The listing below begins with the first line you should copy; stop after the line containing "return TransformedBbox(Bbox.from_extents(0, 1", and drop every picture.

----- Supplied information

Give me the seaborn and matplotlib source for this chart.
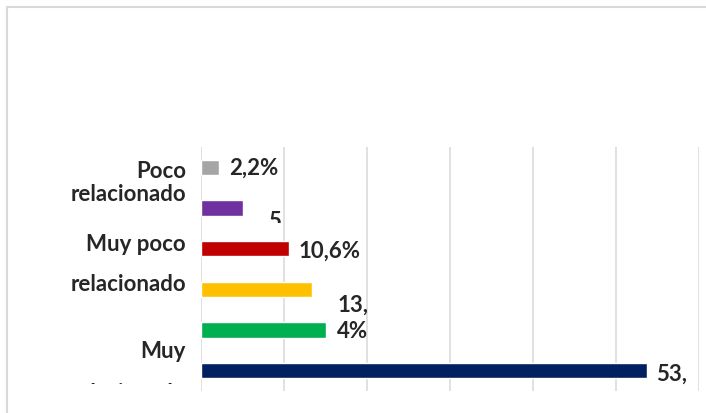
import matplotlib
matplotlib.use("Agg")
import matplotlib.pyplot as plt
import seaborn as sns
import pandas as pd
from matplotlib.patches import Rectangle
from matplotlib.transforms import Bbox, TransformedBbox

# datos (de arriba hacia abajo, como en la figura)
categorias = ["Poco relacionado", "Cat 2", "Muy poco relacionado", "Cat 4", "Cat 5", "Muy relacionado"]
porcentajes = [2.2, 5.1, 10.6, 13.4, 15.1, 53.7]
colores = ["#A5A5A5", "#7030A0", "#C00000", "#FFC000", "#00B050", "#002060"]
# etiquetas tal como salen (recortadas) en el original
etiquetas_valor = ["2,2%", "5", "10,6%", "13,\n4%", "", "53,"]
lineas_eje = ["Poco", "relacionado", "Muy poco", "relacionado", "Muy", "relacionado"]

W, H = 706, 414
sns.set_style("white")
plt.rcParams["font.family"] = ["Lato", "DejaVu Sans"]
FS = 16

fig = plt.figure(figsize=(W / 100, H / 100), dpi=100)
ax = fig.add_axes([201 / W, 1 - 392 / H, 498 / W, 244 / H])

df = pd.DataFrame({"cat": categorias, "pct": porcentajes})
sns.barplot(data=df, x="pct", y="cat", hue="cat", palette=colores,
            orient="h", width=0.37, legend=False, ax=ax, saturation=1)

ax.set_xlim(0, 60)
ax.set_ylim(5.5, -0.5)
ax.set_xticks(range(0, 61, 10))
ax.grid(axis="x", color="#D9D9D9", lw=1.1)
ax.set_axisbelow(True)
ax.tick_params(left=False, bottom=False, labelleft=False, labelbottom=False)
ax.set_xlabel("")
ax.set_ylabel("")
for s in ax.spines.values():
    s.set_visible(False)

# recorte en pixeles (origen arriba-izquierda) -> coords de figura
def clip_px(y_max):
    return TransformedBbox(Bbox.from_extents(0, 1 - y_max / H, 1, 1), fig.transFigure)

# etiquetas de valores
desp = [(10, 0), (25, 12), (10, 2), (25, 28), (10, 0), (9, 3)]
for i, (v, txt) in enumerate(zip(porcentajes, etiquetas_valor)):
    if not txt:
        continue
    dx, dy = desp[i]
    t = ax.annotate(txt, (v, i), xytext=(dx, -dy), textcoords="offset pixels",
                    ha="left", va="center", fontsize=FS, fontweight="bold",
                    multialignment="center", linespacing=1.3, annotation_clip=False)
    if i == 1:
        t.set_clip_on(True)
        t.set_clip_box(clip_px(224))

# etiquetas del eje (una linea por texto)
y_px = [172, 195, 245, 285, 352, 394]
for txt, yp in zip(lineas_eje, y_px):
    t = fig.text(186 / W, 1 - yp / H, txt, ha="right", va="center",
                 fontsize=FS, fontweight="bold")
    if yp > 385:
        t.set_clip_on(True)
        t.set_clip_box(clip_px(385))

# borde del grafico
fig.patches.append(Rectangle((7 / W, -0.1), 1.1, 1 - 8 / H + 0.1,
                             transform=fig.transFigure, fill=False,
                             edgecolor="#D9D9D9", lw=1.5))

fig.savefig("out.png", dpi=100)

----------

_Solution for this exercise:_
Give me the seaborn and matplotlib source for this chart.
import matplotlib
matplotlib.use("Agg")
import matplotlib.pyplot as plt
import seaborn as sns
import pandas as pd
from matplotlib.patches import Rectangle
from matplotlib.transforms import Bbox, TransformedBbox

# datos (de arriba hacia abajo, como en la figura)
categorias = ["Poco relacionado", "Cat 2", "Muy poco relacionado", "Cat 4", "Cat 5", "Muy relacionado"]
porcentajes = [2.2, 5.1, 10.6, 13.4, 15.1, 53.7]
colores = ["#A5A5A5", "#7030A0", "#C00000", "#FFC000", "#00B050", "#002060"]
# etiquetas tal como salen (recortadas) en el original
etiquetas_valor = ["2,2%", "5", "10,6%", "13,\n4%", "", "53,"]
lineas_eje = ["Poco", "relacionado", "Muy poco", "relacionado", "Muy", "relacionado"]

W, H = 706, 414
sns.set_style("white")
plt.rcParams["font.family"] = ["Lato", "DejaVu Sans"]
FS = 16

fig = plt.figure(figsize=(W / 100, H / 100), dpi=100)
ax = fig.add_axes([201 / W, 1 - 392 / H, 498 / W, 244 / H])

df = pd.DataFrame({"cat": categorias, "pct": porcentajes})
sns.barplot(data=df, x="pct", y="cat", hue="cat", palette=colores,
            orient="h", width=0.37, legend=False, ax=ax, saturation=1)

ax.set_xlim(0, 60)
ax.set_ylim(5.5, -0.5)
ax.set_xticks(range(0, 61, 10))
ax.grid(axis="x", color="#D9D9D9", lw=1.1)
ax.set_axisbelow(True)
ax.tick_params(left=False, bottom=False, labelleft=False, labelbottom=False)
ax.set_xlabel("")
ax.set_ylabel("")
for s in ax.spines.values():
    s.set_visible(False)

# recorte en pixeles (origen arriba-izquierda) -> coords de figura
def clip_px(y_max):
    return TransformedBbox(Bbox.from_extents(0, 1 - y_max / H, 1, 1), fig.transFigure)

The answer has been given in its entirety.